The Lord’s hardening of Pharaoh’s heart may have been intended, in part, to show that the Egyptian way of salvation is a sham and was really the very opposite—a way of damnation. In fact, is it not interesting that the dead Pharaoh was the only Egyptian who did not have to go through the judgment process, but now, more than any other Egyptian in the exodus narrative, he is the focus of God’s hardening judgment? It is probably no coincidence that one of the Hebrew words used for the Lord’s hardening of Pharaoh means “to make heavy.” Ironically, the pharaoh who claimed to remove the sinful heaviness of others’ hearts could not remove his own. The pharaoh himself had now “been weighed on the scales and found deficient” (Dan. 5:27) and awaited impending judgment at the Red Sea. Pharaoh’s heart became literally like the stone heart that symbolized his power and ironically caused him to be hard and insensitive to God’s commands, which led to his destruction.
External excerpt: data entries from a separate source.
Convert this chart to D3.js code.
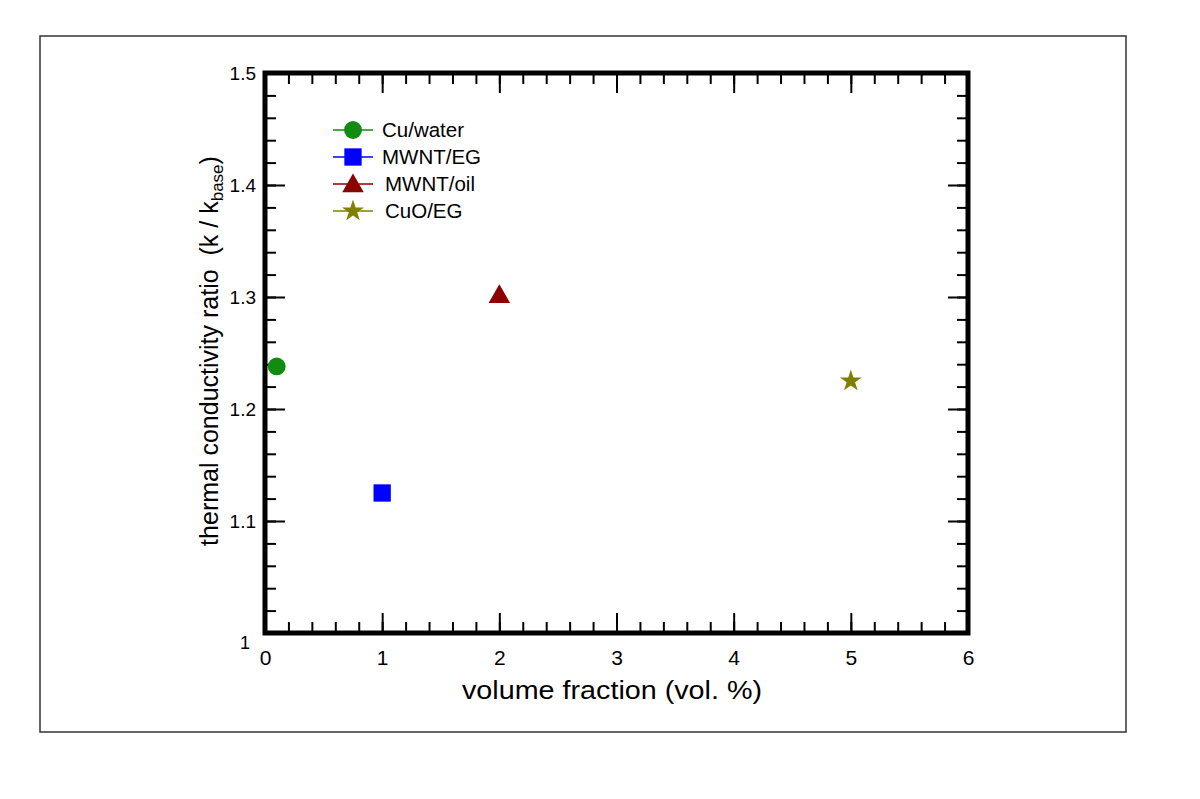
<!DOCTYPE html>
<html><head><meta charset="utf-8">
<script src="https://cdn.jsdelivr.net/npm/d3@7"></script>
<style>body{margin:0;background:#fff}svg{display:block}text{font-family:"Liberation Sans",Arial,sans-serif}</style>
</head><body><svg id="c" width="1200" height="799"></svg>
<script>
const seriesNames = ["Cu/water", "MWNT/EG", "MWNT/oil", "CuO/EG"];
const seriesX = [0.1, 1, 2, 5];
const seriesY = [1.238, 1.125, 1.302, 1.225];
const seriesColors = ["#118c11", "#0000ff", "#8b0000", "#808000"];
const seriesShapes = ["circle", "square", "triangle", "star"];
const xTicks = [0, 1, 2, 3, 4, 5, 6];
const yTicks = [1, 1.1, 1.2, 1.3, 1.4, 1.5];
const yTickLabels = ["1", "1.1", "1.2", "1.3", "1.4", "1.5"];

const svg = d3.select("#c");
const L = 265, R = 968, T = 73, B = 633;
const x = d3.scaleLinear().domain([0, 6]).range([L, R]);
const y = d3.scaleLinear().domain([1, 1.5]).range([B, T]);

// outer frame
svg.append("rect").attr("x", 40).attr("y", 36).attr("width", 1086).attr("height", 696)
  .attr("fill", "none").attr("stroke", "#333").attr("stroke-width", 1.5);

const xMinor = d3.range(0, 6.001, 0.2);
const yMinor = d3.range(1, 1.5001, 0.02);

function tickAxis(gen, pos, minor, major) {
  const gMin = svg.append("g").attr("transform", pos).call(gen.tickValues(minor).tickSize(-11).tickFormat(""));
  const gMaj = svg.append("g").attr("transform", pos).call(gen.tickValues(major).tickSize(-20).tickFormat(""));
  [gMin, gMaj].forEach(g => { g.select(".domain").remove(); g.selectAll("line").attr("stroke", "#000").attr("stroke-width", 2); });
}
tickAxis(d3.axisBottom(x), `translate(0,${B})`, xMinor, xTicks);
tickAxis(d3.axisTop(x), `translate(0,${T})`, xMinor, xTicks);
tickAxis(d3.axisLeft(y), `translate(${L},0)`, yMinor, yTicks);
tickAxis(d3.axisRight(y), `translate(${R},0)`, yMinor, yTicks);

// tick labels
const gxl = svg.append("g").attr("transform", `translate(0,${B})`)
  .call(d3.axisBottom(x).tickValues(xTicks).tickSize(0).tickPadding(17).tickFormat(d3.format("d")));
gxl.select(".domain").remove();
gxl.selectAll("text").attr("font-size", 21).attr("fill", "#000").attr("font-family", "Liberation Sans, Arial, sans-serif");
const gyl = svg.append("g").attr("transform", `translate(${L},0)`)
  .call(d3.axisLeft(y).tickValues(yTicks).tickSize(0).tickPadding(9).tickFormat((d, i) => yTickLabels[i]));
gyl.select(".domain").remove();
gyl.selectAll("text").attr("font-size", 19).attr("fill", "#000").attr("font-family", "Liberation Sans, Arial, sans-serif");
gyl.selectAll("text").filter(d => d === 1).attr("dy", "0.85em").attr("dx", "-6").attr("font-size", 18);

// frame
svg.append("rect").attr("x", L).attr("y", T).attr("width", R - L).attr("height", B - T)
  .attr("fill", "none").attr("stroke", "#000").attr("stroke-width", 5);

// axis titles
svg.append("text").attr("x", 612).attr("y", 699).attr("text-anchor", "middle")
  .attr("font-size", 25).attr("textLength", 300).attr("lengthAdjust", "spacingAndGlyphs")
  .text("volume fraction (vol. %)");
const yt = svg.append("text").attr("transform", `translate(218,351) rotate(-90)`)
  .attr("text-anchor", "middle").attr("font-size", 25);
yt.append("tspan").text("thermal conductivity ratio\u00a0\u00a0(k / k");
yt.append("tspan").attr("font-size", 17).attr("dy", 5).text("base");
yt.append("tspan").attr("dy", -5).text(")");

const symMap = { circle: d3.symbolCircle, square: d3.symbolSquare, triangle: d3.symbolTriangle, star: d3.symbolStar };
const sizeMap = { circle: 250, square: 300, triangle: 200, star: 150 };
function marker(g, i, cx, cy) {
  g.append("path").attr("d", d3.symbol().type(symMap[seriesShapes[i]]).size(sizeMap[seriesShapes[i]])())
    .attr("transform", `translate(${cx},${cy + (seriesShapes[i] === "triangle" ? 2 : 0)})`)
    .attr("fill", seriesColors[i]);
}

// data points
const gp = svg.append("g");
seriesNames.forEach((n, i) => marker(gp, i, x(seriesX[i]), y(seriesY[i])));

// legend
const legY = [130, 157, 184, 211];
const lg = svg.append("g");
seriesNames.forEach((n, i) => {
  lg.append("line").attr("x1", 333).attr("x2", 373).attr("y1", legY[i]).attr("y2", legY[i])
    .attr("stroke", seriesColors[i]).attr("stroke-width", 1.5);
  marker(lg, i, 353, legY[i]);
  lg.append("text").attr("x", i >= 2 ? 385 : 382).attr("y", legY[i]).attr("dy", "0.36em")
    .attr("font-size", 20.5).text(n);
});
</script></body></html>
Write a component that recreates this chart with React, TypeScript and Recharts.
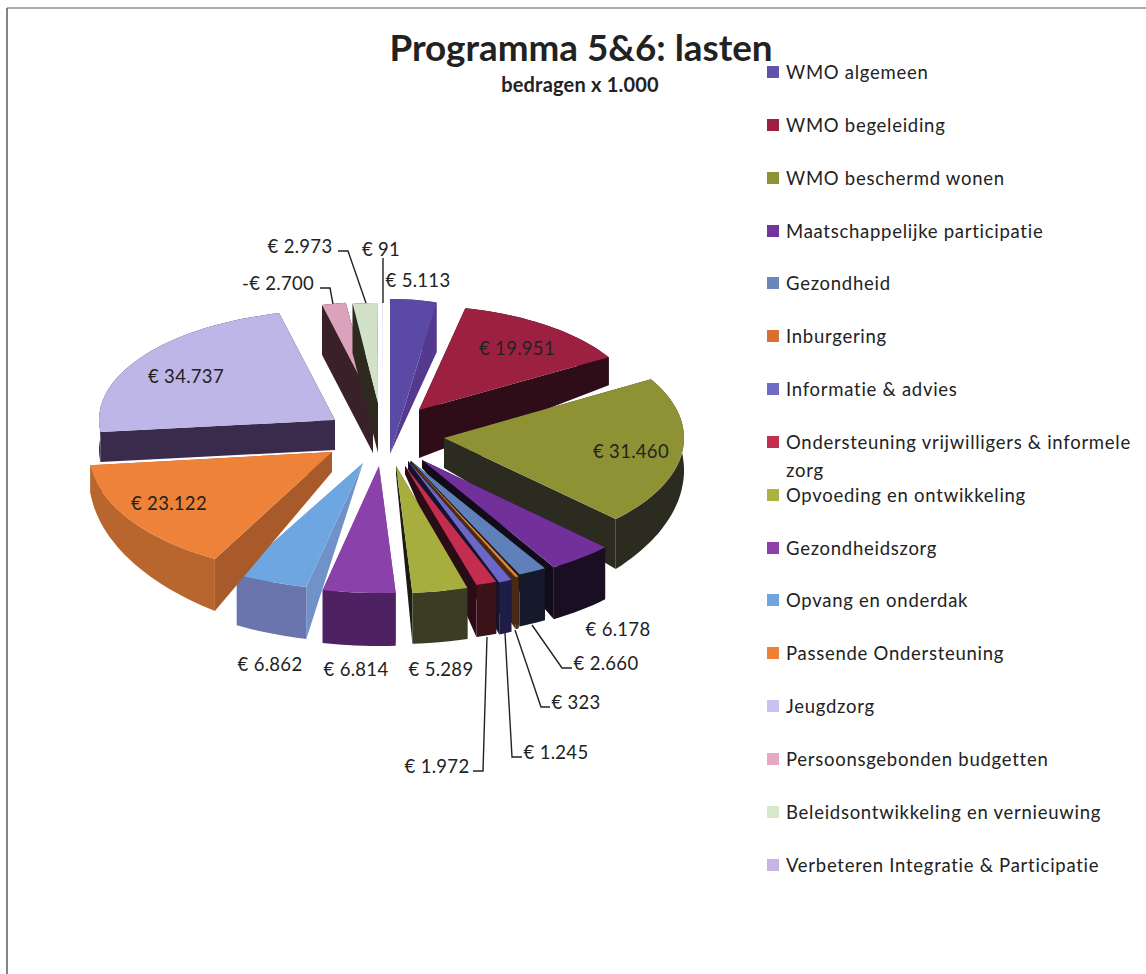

Because of his stone heart, he sank like a stone in the Red Sea.
4 For a background of Pharaoh’s divine names and functions consult I. Engnell, Studies in Divine Kingship in the Ancient Near East (Oxford, UK: Blackwell, 1967); S. Morenz, Egyptian Religion (Ithaca, NY: Cornell University Press, 1960); E. L. R. Meyerowitz, The Divine Kingship in Ghana and Ancient Egypt (London: Faber & Faber, 1960); H. Frankfort, Kingship and the Gods (Chicago: University of Chicago Press, 1948).
5 For an argument supporting this contention see A. Hermann, “Das Steinhartes Herz,” in Jahrbuch für Antike und Christentum 4 (Münster: Aschendorff’sche, 1961), 102–5. I have also argued this in my “The Exodus Hardening Motif of Yahweh as a Polemic,” ThM Thesis, Dallas Theological Seminary (1976), 48–52.